Now when I meet the girls from our batch at gatherings and reunions it generates such a sense of warmth and accelerated intimacy. They are such lovely and friendly people. I do regret not being friends with them at the faculty. Now we can talk and laugh openly about our younger-selves and how we behaved conforming to the austere world we knew. Friendship is a two-way street and I do acknowledge that for some there were social and cultural barriers that were far too difficult to transgress. Being shy is not a crime but it feels like that now.

I cannot think of many things that humanity has benefited in this time of Covid-19. One that comes to mind easily is reuniting people via Zoom. It has been a great pleasure to see several from our batch both male and female and to speak with them. Amazingly they don’t look any older than when I saw them last in 1967. They all seem to have retained their wicked sense of humour. The girls have not lost their sense of style and good looks. The boys have lost much of their hair but perhaps not their heads!!

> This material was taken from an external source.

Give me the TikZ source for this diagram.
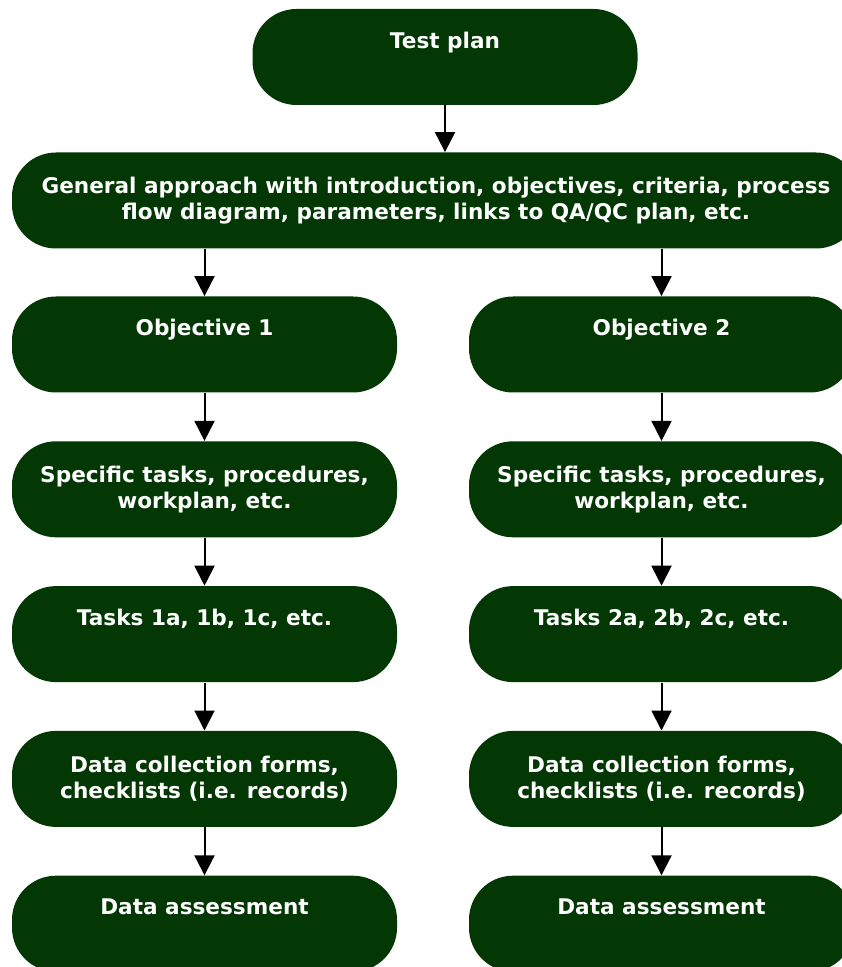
\documentclass[tikz,border=0pt]{standalone}
\usepackage{fontspec}
\setmainfont{DejaVu Sans}
\usetikzlibrary{arrows.meta,positioning}
\definecolor{planGreen}{RGB}{3,55,3}

\begin{document}
\begin{tikzpicture}[
    x=0.5pt, y=-0.5pt,
    stage/.style={fill=planGreen, rounded corners=22pt, minimum width=192.5pt,
        minimum height=48pt, inner sep=0pt, text=white, align=center,
        font=\bfseries\fontsize{10.8}{13}\selectfont},
    flow/.style={-{Triangle[width=10pt,length=10pt]}, line width=1pt},
    node distance=24pt
]
    \useasboundingbox (0,0) rectangle (841,967);
    % plan and general approach
    \node[stage] (plan) at (445,57) {Test plan\\\strut};
    \node[stage, minimum width=424pt] (general) at (436,200.5)
        {General approach with introduction, objectives, criteria, process\\
         flow diagram, parameters, links to QA/QC plan, etc.};
    % objective 1
    \node[stage] (obj1) at (204.5,344.5) {Objective 1\\\strut};
    \node[stage, below=of obj1] (spec1) {Specific tasks, procedures,\\workplan, etc.};
    \node[stage, below=of spec1] (task1) {Tasks 1a, 1b, 1c, etc.\\\strut};
    \node[stage, below=of task1] (form1) {Data collection forms,\\checklists (i.e. records)};
    \node[stage, below=of form1] (assess1) {Data assessment\\\strut};
    % objective 2
    \node[stage] (obj2) at (661.5,344.5) {Objective 2\\\strut};
    \node[stage, below=of obj2] (spec2) {Specific tasks, procedures,\\workplan, etc.};
    \node[stage, below=of spec2] (task2) {Tasks 2a, 2b, 2c, etc.\\\strut};
    \node[stage, below=of task2] (form2) {Data collection forms,\\checklists (i.e. records)};
    \node[stage, below=of form2] (assess2) {Data assessment\\\strut};
    % arrows
    \draw[flow] (plan) -- (plan |- general.north);
    \draw[flow] (obj1 |- general.south) -- (obj1.north);
    \draw[flow] (obj2 |- general.south) -- (obj2.north);
    \foreach \a/\b in {obj1/spec1, spec1/task1, task1/form1, form1/assess1,
                       obj2/spec2, spec2/task2, task2/form2, form2/assess2}
        \draw[flow] (\a) -- (\b);
\end{tikzpicture}
\end{document}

Now in this age of easy communication, digital phones and social media this unwanted segregation has ended. Social media platforms have brought the sexes ever closer together, at times too close. There may even be a feeling that all this is far too intrusive. As the years have passed the women can nip and tuck, facelift or use Botox to look young and pretty. Men have the pleasure of Sildenafil to raise the fallen. We all benefit from the 120-year evolution of women’s suffrage and the enormous strides in gender equality. Women can mix freely, speak without fear and even lead a country. Just like the men, the ladies from our batch went on to enjoy prestigious careers in the profession and hold celebrated positions in society.

This is a reminiscent glimpse into an era now long gone when intellectual liberalism was not at all fashionable. As I wander into those happy days as a medical student I still lament the separation of the sexes as an unwanted remnant of a prudish past. As it is often said “even God can’t change the past”.